Breast Cancer Death Rates Decline, As Major Cancer Risk Factor Rises
NEW YORK (CBSNewYork) – October is Breast Cancer Awareness Month, and Wednesday it was announced that breast cancer death rates are going down.
But as CBS2's Dr. Max Gomez reports, the good news comes with a warning: A major cancer risk factor is on the rise.
There are actually a couple of cancer risk factors that are going up. One is that the population is growing older, which is a major risk factor but one we can't do anything about. The other is that we're growing fatter as a nation, which is a less well-known risk factor.
Even so, breast cancer death rates are declining.

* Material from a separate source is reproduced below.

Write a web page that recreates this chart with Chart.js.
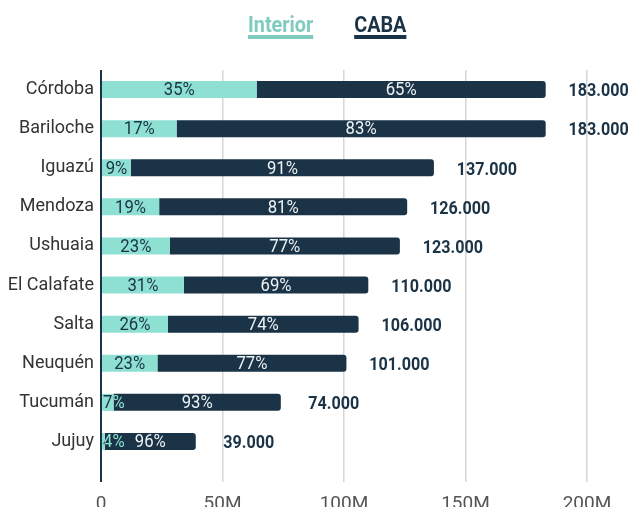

As Dr. Max reports, Eileen Fuentes is a very luck woman. She found a lump in her breast while she was breast feeding her daughter. A mammogram confirmed her worst fear – breast cancer.
"I had surgery -- So I had a bilateral mastectomy with reconstruction. Then I went through four and a half months of treatment," she said.
That was nine years ago, making Fuentes one of a growing number of breast cancer survivors.
In fact, a new study finds that over the past 25 years, breast cancer death rates have dropped by nearly 40 percent. That translates into more than 320,000 averted deaths.
"Your chances of being alive after a diagnosis of breast cancer are significantly higher than if you got diagnosed in 1982," said Dr. Roshni Rao, the chief of breast surgery at New York Presbyterian/Columbia.
Rao says the good news is due to much better targeted therapies for the many different types of breast cancer, as well as due to early detection.
"There's no doubt that mammography saves lives," she said. "And if we can find it when we can't feel it – which is what mammogram does – you're much more likely to be able to survive it."
However, a different report from the Centers for Disease Control and Prevention says the growing obesity epidemic threatens to overwhelm the benefits of early detection and better treatments. In fact, obesity increases the risk – not just of breast cancer, but of colorectal, pancreas, uterine and ovarian cancer and eight other deadly cancers.
"The fat increases the rate of estrogen that's circulating in the bloodstream, which increases the risk of that being utilized by the cancer to grow," Rao said.
But Fuentes likes to focus on the good news, as a cancer survivor.
"I'm happy to be one of them," she said. "It's been nine years. I'm watching my daughters grow up."
The good news is we can all reduce our risk for many cancers by losing weight and then maintaining a healthy weight, Gomez reports. That means eating less and being more physically active, which also helps prevent cancer on its own.